Honorable mention: Thimbleweed Park
John Laster, Editor-in-Chief: Candleman marries a simple concept with a fairytale-esque setting and excellent level design. Players take on the role of a candle traveling throughout dark environments where they must burn themselves in order to see and progress through the game. The difficulty curve is wonderful and the game is charming and engaging throughout.
It’s genuinely impressive to see developers take such a basic concept and flesh it out into such an exceptional product. Every aspect of the puzzles and the levels have been balanced around this core gameplay mechanic in a way that results in something truly special. The game is deeper than expected and full of rue enjoyment. It’s something special that should be celebrated.
Honorable mention: Snake Pass
Van Fitch: Contributor: Wolfenstein II: The New Colossus took 2017 by storm, taking no prisoners as it charged straight through the usual boundary between videogames and current events. With advertisements that caused controversy around punching Nazis in the face and in-game content relating to current real-life conflicts, Wolfenstein II: The New Colossus showed players the seriousness of a Nazi-controlled America and the negative impact that comes with it. Whether you are the type of person who runs in with dual-wielded guns blazing or someone who likes to take the stealthy approach with silenced weaponry, Wolfenstein II: The New Colossus has a playstyle to fit everybody’s needs.
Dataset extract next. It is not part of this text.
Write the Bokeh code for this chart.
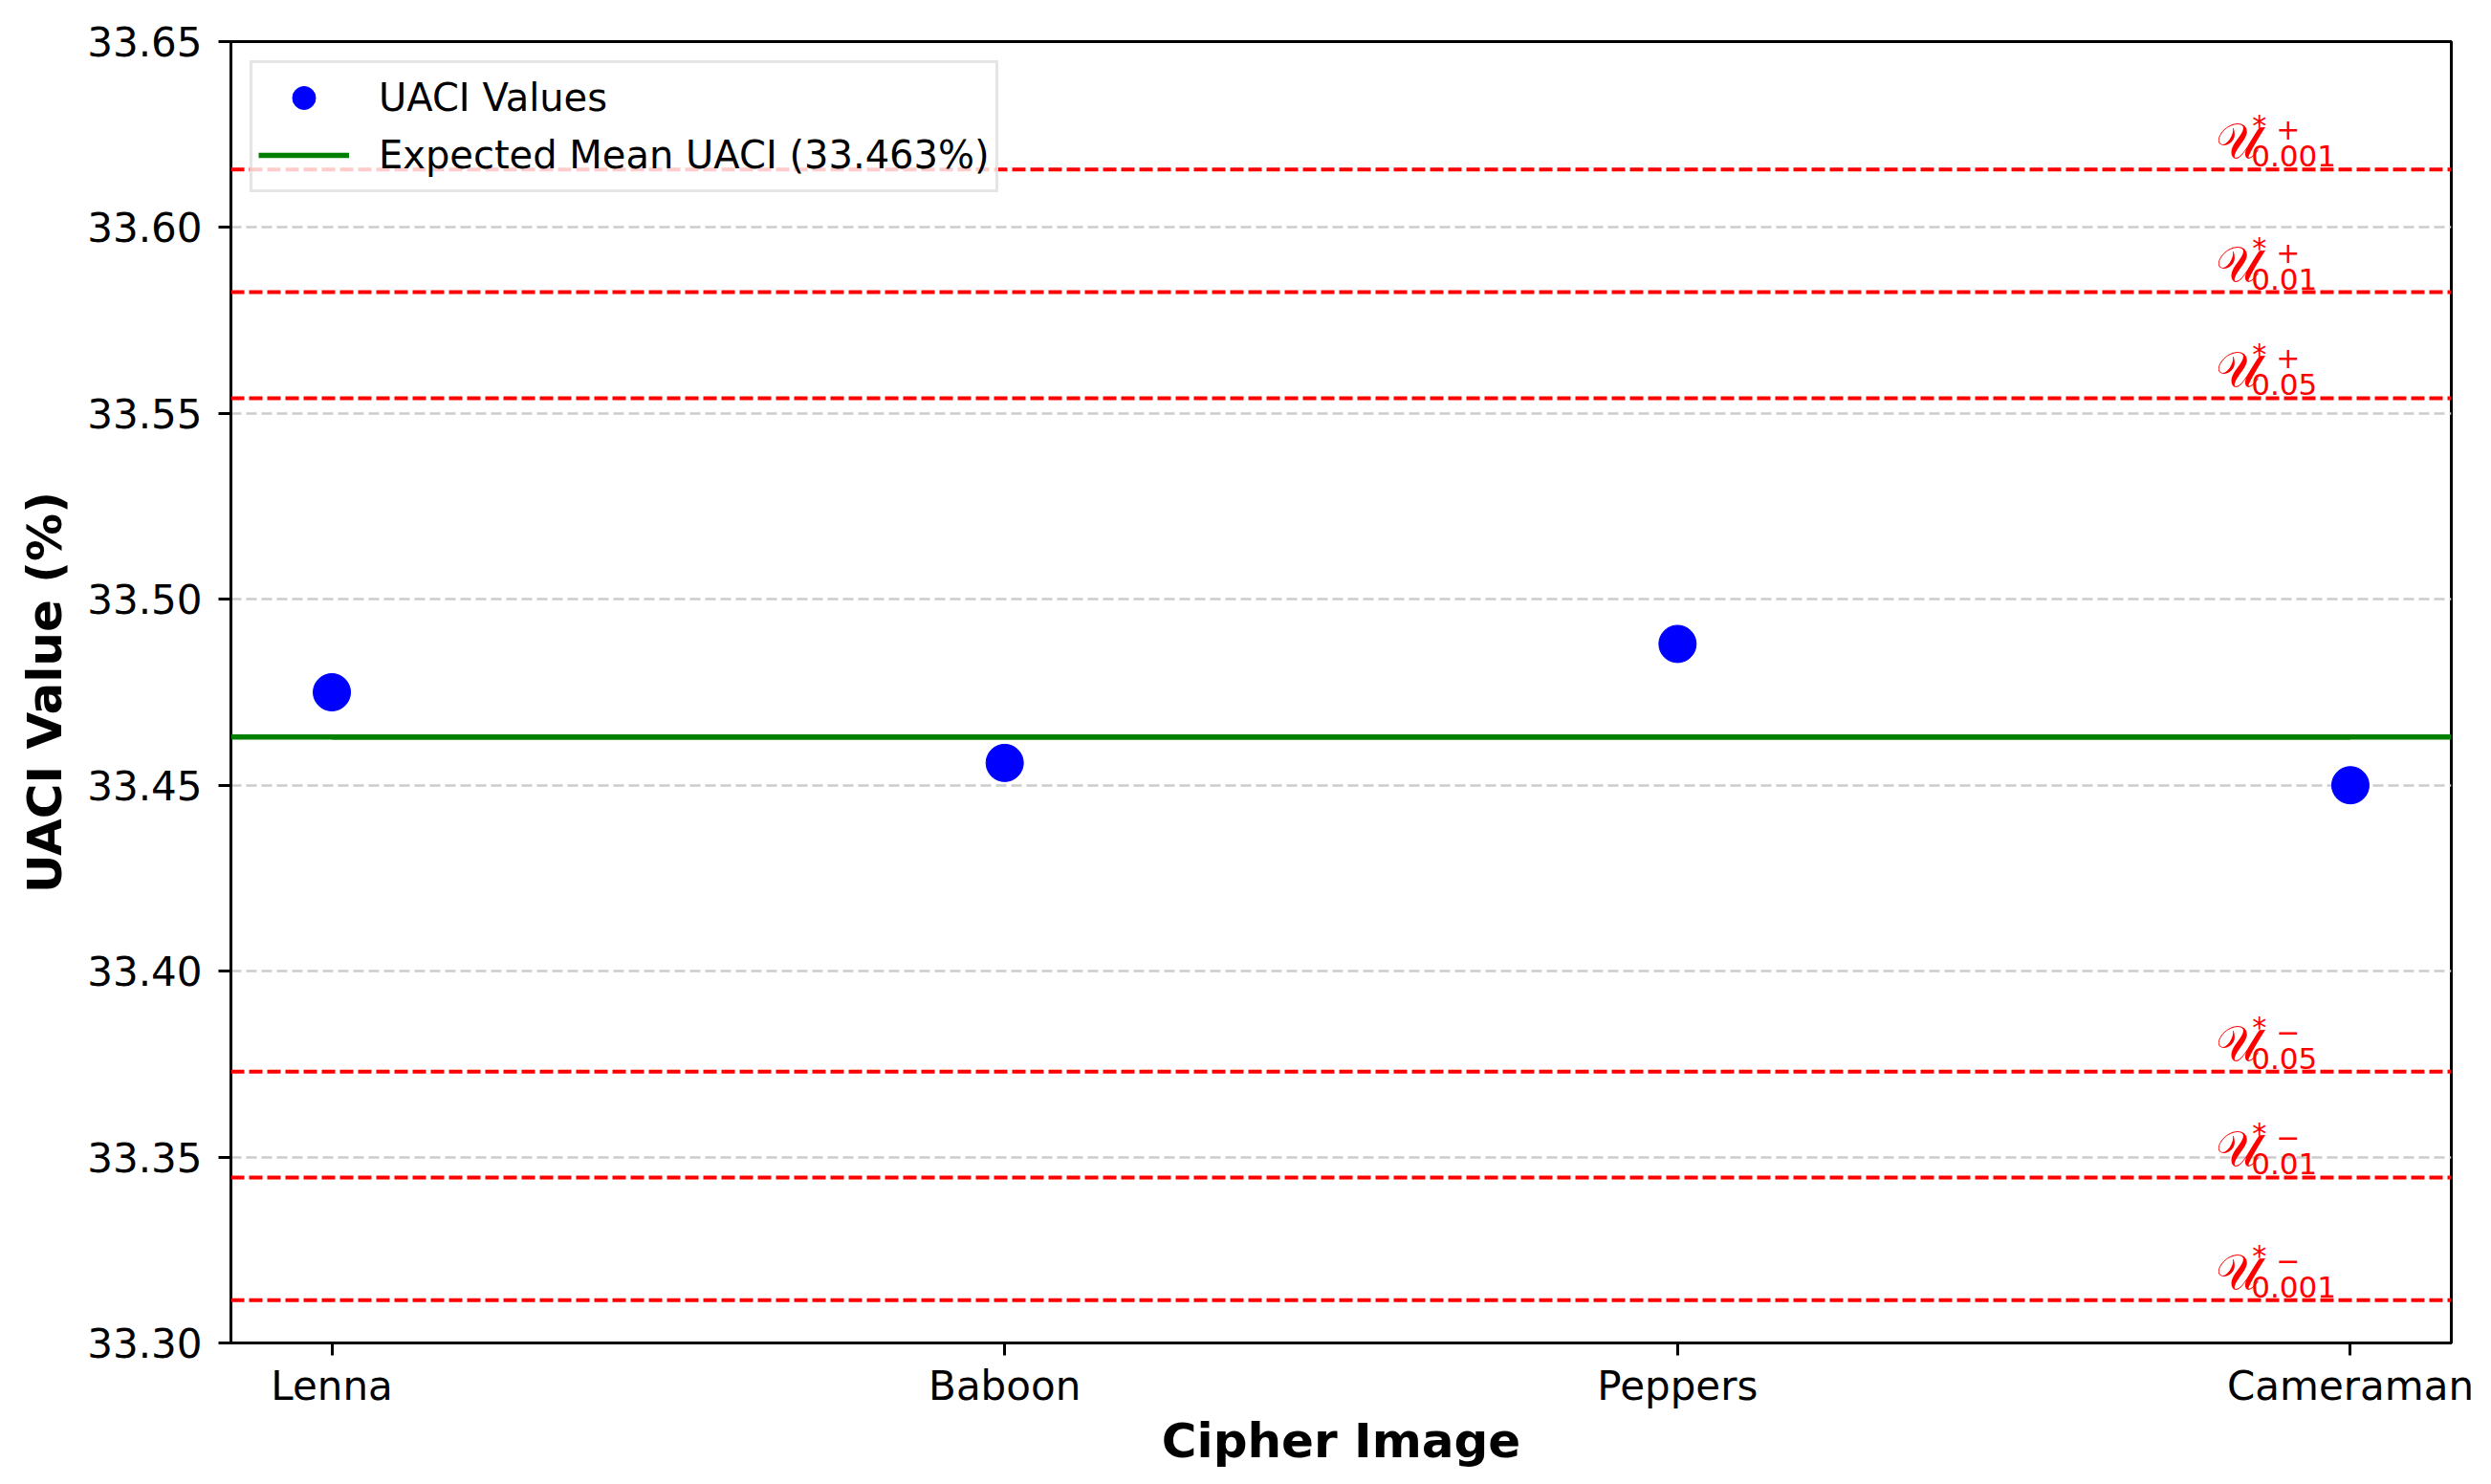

Combine that with the overwhelming amount of firepower BJ Blaskowitz is able to carry and the many upgrades you’re able to unlock, and it turns any player into one lean, mean, Nazi killing machine.
The game shifts between the past and present day. In the past, we see a man who will do anything to achieve his father’s acceptance, while in the present, we are met with a tattered, broken man, crippled and forced to move around a submarine using a wheelchair. Despite his situation, Blaskowitz is destined to push forward in an attempt to save the ones he loves from the oncoming Nazi scourge and reignite the fight for freedom in the American people. From the beginning, Wolfenstein II: The New Colossus makes you feel uneasy. The game quickly confronts the racial bigotry of the past while the present is stained with the emotional impact of things like the loss of friends and family. When face-to-face with Frau Engel, the antagonist of the story, you quickly feel angry at her motives and motivated to stop her at all costs. The story is a roller-coaster of emotions – tissues not included.
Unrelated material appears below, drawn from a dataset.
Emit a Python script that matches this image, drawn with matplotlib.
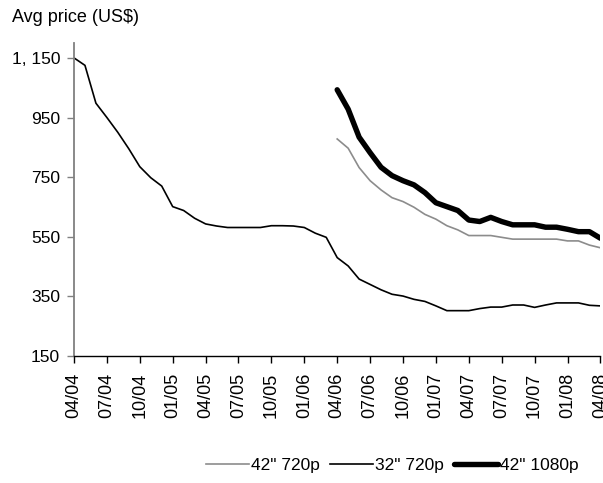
import matplotlib.pyplot as plt
import matplotlib.ticker as mticker

plt.rcParams['font.family'] = ['Liberation Sans', 'DejaVu Sans']

# monthly, 04/04 .. 04/08
months = list(range(49))
tick_pos = list(range(0, 49, 3))
tick_labels = ["04/04", "07/04", "10/04", "01/05", "04/05", "07/05", "10/05", "01/06",
               "04/06", "07/06", "10/06", "01/07", "04/07", "07/07", "10/07", "01/08", "04/08"]

price_32_720 = [1150, 1125, 998, 950, 900, 845, 785, 748, 720, 651, 638, 612, 593, 586,
                581, 581, 581, 581, 587, 587, 586, 581, 562, 548, 480, 452, 408, 390,
                372, 357, 351, 340, 333, 318, 302, 302, 302, 309, 314, 314, 321, 321,
                313, 321, 328, 328, 328, 320, 318]
# 42" sets start 04/06
months_42 = list(range(24, 49))
price_42_720 = [878, 847, 782, 738, 707, 681, 668, 649, 625, 609, 587, 573, 554, 554,
                554, 548, 542, 542, 542, 542, 542, 536, 536, 522, 513]
price_42_1080 = [1043, 978, 884, 832, 783, 755, 738, 724, 698, 664, 651, 638, 606, 601,
                 615, 601, 590, 590, 590, 582, 582, 575, 567, 567, 545]

fig = plt.figure(figsize=(6.03, 4.83), dpi=100)
ax = fig.add_axes([0.1227, 0.263, 0.873, 0.648])

ax.plot(months_42, price_42_720, color='#8c8c8c', lw=1.2, label='42" 720p')
ax.plot(months, price_32_720, color='black', lw=1.2, label='32" 720p')
ax.plot(months_42, price_42_1080, color='black', lw=3.9, label='42" 1080p',
        solid_capstyle='round', solid_joinstyle='round')

ax.set_xlim(0, 48)
ax.set_ylim(150, 1200)
ax.set_yticks(range(150, 1151, 200))
ax.yaxis.set_major_formatter(mticker.FuncFormatter(lambda v, p: f"{int(v):,}".replace(",", ", ")))
ax.set_xticks(tick_pos)
ax.set_xticklabels(tick_labels, rotation=90)
ax.tick_params(axis='both', direction='out', length=5, width=1)
ax.tick_params(axis='y', labelsize=12.5, pad=5, color='#808080')
ax.tick_params(axis='x', labelsize=13, pad=7)

for s in ('top', 'right'):
    ax.spines[s].set_visible(False)
ax.spines['left'].set_color('#808080')
ax.spines['left'].set_linewidth(1.3)
ax.spines['bottom'].set_linewidth(1.0)

fig.text(0.02, 0.963, "Avg price (US$)", fontsize=13, va='center', ha='left')

fig.legend(loc='center', bbox_to_anchor=(0.650, 0.037), ncol=3, frameon=False,
           fontsize=12.5, handlelength=2.5, handletextpad=0.1, columnspacing=0.6)

fig.savefig("out.png", dpi=100)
Honorable mention: Assassin’s Creed: Origins
Christine Mitchell, Senior Staff Writer: This was possibly one of the strongest years to date for Game of the Year contenders. The top slot could have easily gone to any number of terrific indie games released in 2017, so choosing a winner amongst the incredibly high standard of games this year was no easy task. And yet, there was one release took us a little by surprise.
Probably flying under the radar for most gamers, we’ve awarded Game of the Year 2017 to The Sexy Brutale, one of the most charming, original and entertaining games to hit the Xbox One. Set during a lavish masked ball, players take on the role of Lafcadio Boone, who seems to be stuck in an endless time loop as he witnesses a series of grisly murders. Almost like Hitman in reverse, you’ll need to use stealth and cunning to discover a way to save each victim before time resets.
With it’s eye-catching, jazz-age look and beautiful soundtrack, The Sexy Brutale is certainly one of the most stylish games of the year, but its ingenious puzzles, emotional plot and clever gameplay is what really sets it apart. Great games were in abundance this year, but this one stole our heart, and that earns The Sexy Brutale our game of the year.